Design and implementation of secure boot architecture on RISC-V using FPGA

Abstract

There are many well-known open-source bootloaders solutions available today such as UEFI/BIOS, Coreboot and Uboot. Recently, RISC-V as an open-source Instruction Set Architecture, has gained a lot of attention in new embedded products creation and academic research purpose. In this study, RISC-V Instruction Set Architecture boot flow and boot solutions are studied, simulated, experimented, and summarized. Security feature is implemented in firmware and measured against non-secured firmware to compare boot performance without security inclusion. A new proposed method to create a security block in Register Transfer Level to generate Secure Hash Algorithms 5 digest is implemented using Field Programmable Gate Array.

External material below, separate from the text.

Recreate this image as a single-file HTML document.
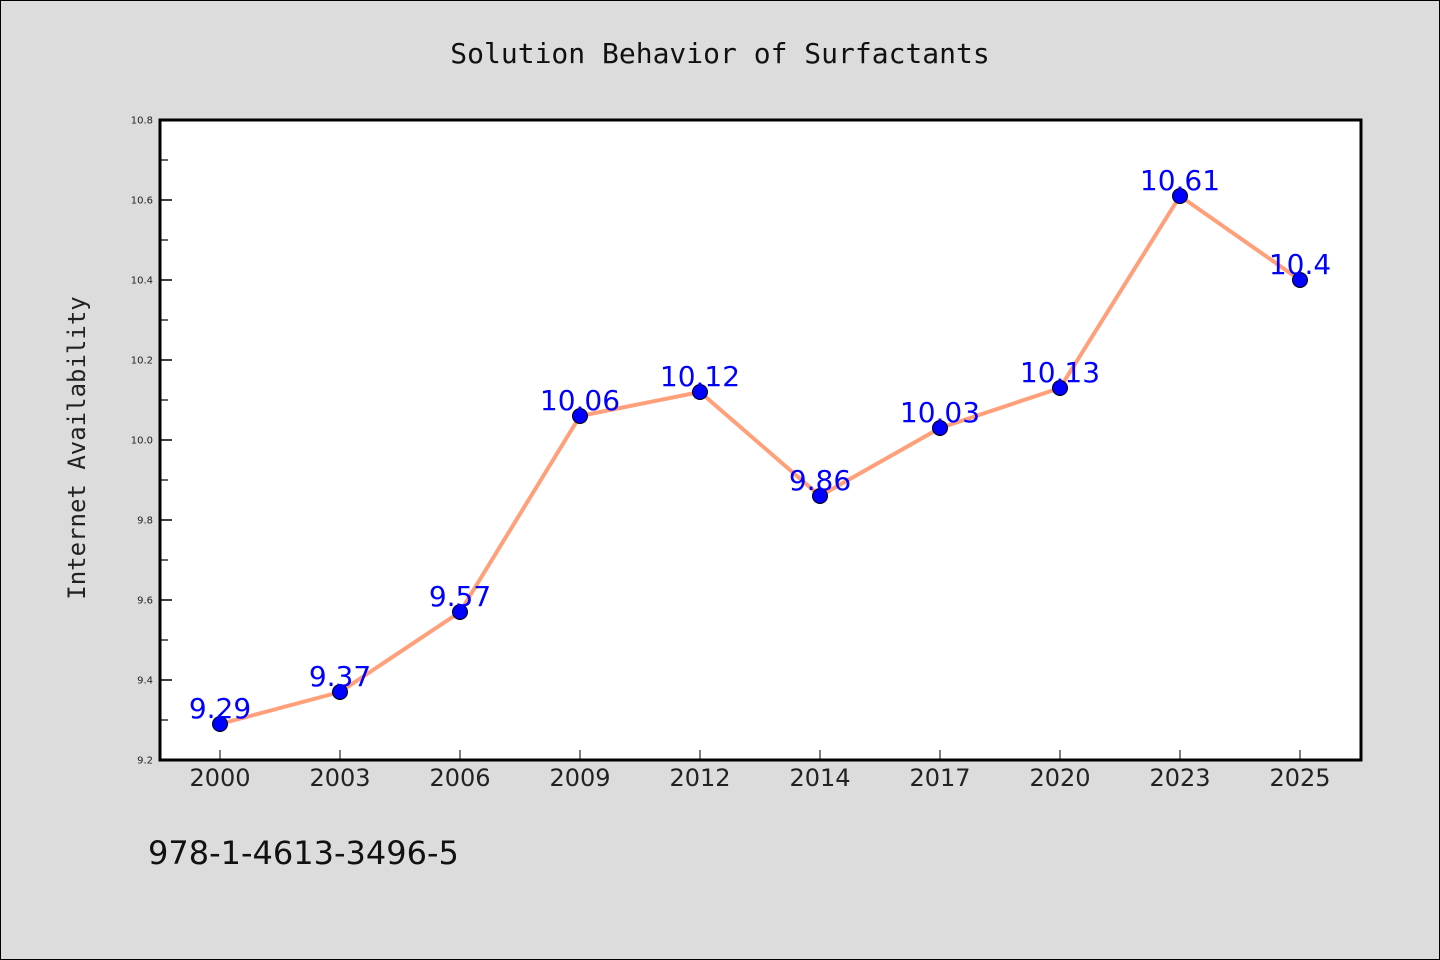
<!DOCTYPE html>
<html><head><meta charset="utf-8"><style>
html,body{margin:0;padding:0;background:#dcdcdc;}
svg{display:block;}
</style></head><body>
<svg width="1440" height="960" xmlns="http://www.w3.org/2000/svg">
<rect x="0.5" y="0.5" width="1439" height="959" fill="#dcdcdc" stroke="#000"/>
<text x="720" y="63" text-anchor="middle" font-family="'WenQuanYi Zen Hei','DejaVu Sans Mono',monospace" font-size="28" fill="#111">Solution Behavior of Surfactants</text>
<rect x="160" y="120" width="1201" height="640" fill="#fff"/>
<g id="axes"></g>
<g id="series"></g>
<rect x="160" y="120" width="1201" height="640" fill="none" stroke="#000" stroke-width="3"/>
<text transform="translate(85,448) rotate(-90)" text-anchor="middle" font-family="'WenQuanYi Zen Hei','DejaVu Sans Mono',monospace" font-size="24" fill="#222">Internet Availability</text>
<text x="148" y="864" font-family="'WenQuanYi Zen Hei','DejaVu Sans',sans-serif" font-size="32" fill="#111">978-1-4613-3496-5</text>
</svg>
<script>
const categories=["2000","2003","2006","2009","2012","2014","2017","2020","2023","2025"];
const values=[9.29,9.37,9.57,10.06,10.12,9.86,10.03,10.13,10.61,10.4];
const yTicks=[9.2,9.4,9.6,9.8,10.0,10.2,10.4,10.6,10.8];
const yMinor=[9.3,9.5,9.7,9.9,10.1,10.3,10.5,10.7];
const NS="http://www.w3.org/2000/svg";
const L=160,R=1361,T=120,B=760,yMin=9.2,yMax=10.8;
const xs=i=>L+60+i*(R-L-1)/categories.length;
const ys=v=>B-(v-yMin)/(yMax-yMin)*(B-T);
function mk(tag,attrs,parent){const e=document.createElementNS(NS,tag);for(const k in attrs)e.setAttribute(k,attrs[k]);parent.appendChild(e);return e;}
const ax=document.getElementById('axes'),se=document.getElementById('series');
yTicks.forEach(v=>{
 const l=mk('line',{x1:L,x2:L+12,y1:ys(v),y2:ys(v),stroke:'#000','stroke-width':1.5},ax);
 
 
 const t=mk('text',{x:L-7,y:ys(v)+3.5,'text-anchor':'end','font-family':'DejaVu Sans,sans-serif','font-size':10,fill:'#222'},ax);
 t.textContent=v.toFixed(1);
 
 
});
yMinor.forEach(v=>{
 const l=mk('line',{x1:L,x2:L+8,y1:ys(v),y2:ys(v),stroke:'#000','stroke-width':1.2},ax);
 
 
});
categories.forEach((c,i)=>{
 const l=mk('line',{x1:xs(i),x2:xs(i),y1:B,y2:B-10,stroke:'#000','stroke-width':1},ax);
 
 
 const t=mk('text',{x:xs(i),y:B+26,'text-anchor':'middle','font-family':'WenQuanYi Zen Hei,DejaVu Sans,sans-serif','font-size':24,fill:'#222'},ax);
 t.textContent=c;
 
 
});
const p=mk('polyline',{points:values.map((v,i)=>xs(i)+','+ys(v)).join(' '),fill:'none',stroke:'#ffa07a','stroke-width':4,'stroke-linejoin':'round'},se);


values.forEach((v,i)=>{
 const c=mk('circle',{cx:xs(i),cy:ys(v),r:7.5,fill:'#0000ff',stroke:'#000','stroke-width':1},se);
 
 
});
values.forEach((v,i)=>{
 const t=mk('text',{x:xs(i),y:ys(v)-6,'text-anchor':'middle','font-family':'WenQuanYi Zen Hei,DejaVu Sans,sans-serif','font-size':28,fill:'#0000ff'},se);
 t.textContent=String(v);
 
 
});
</script>
</body></html>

The performance of this method is analyzed with the numbers of logic gate required and the execution time in software versus hardware. As a result of this study, it is observed that in simulated environment, secured firmware incurred 3.3 Megabytes of additional binary size and 747 ms (35%) additional boot time compared to non-secured firmware. A hardware implementation is proposed in Field Programmable Gate Array (FPGA) to reduce the need for a larger size firmware and longer boot time to implement security. The results of this implementation indicate a requirement of 32,048 gates to implement a SHA512 IP that reduce software execution time by 1132%.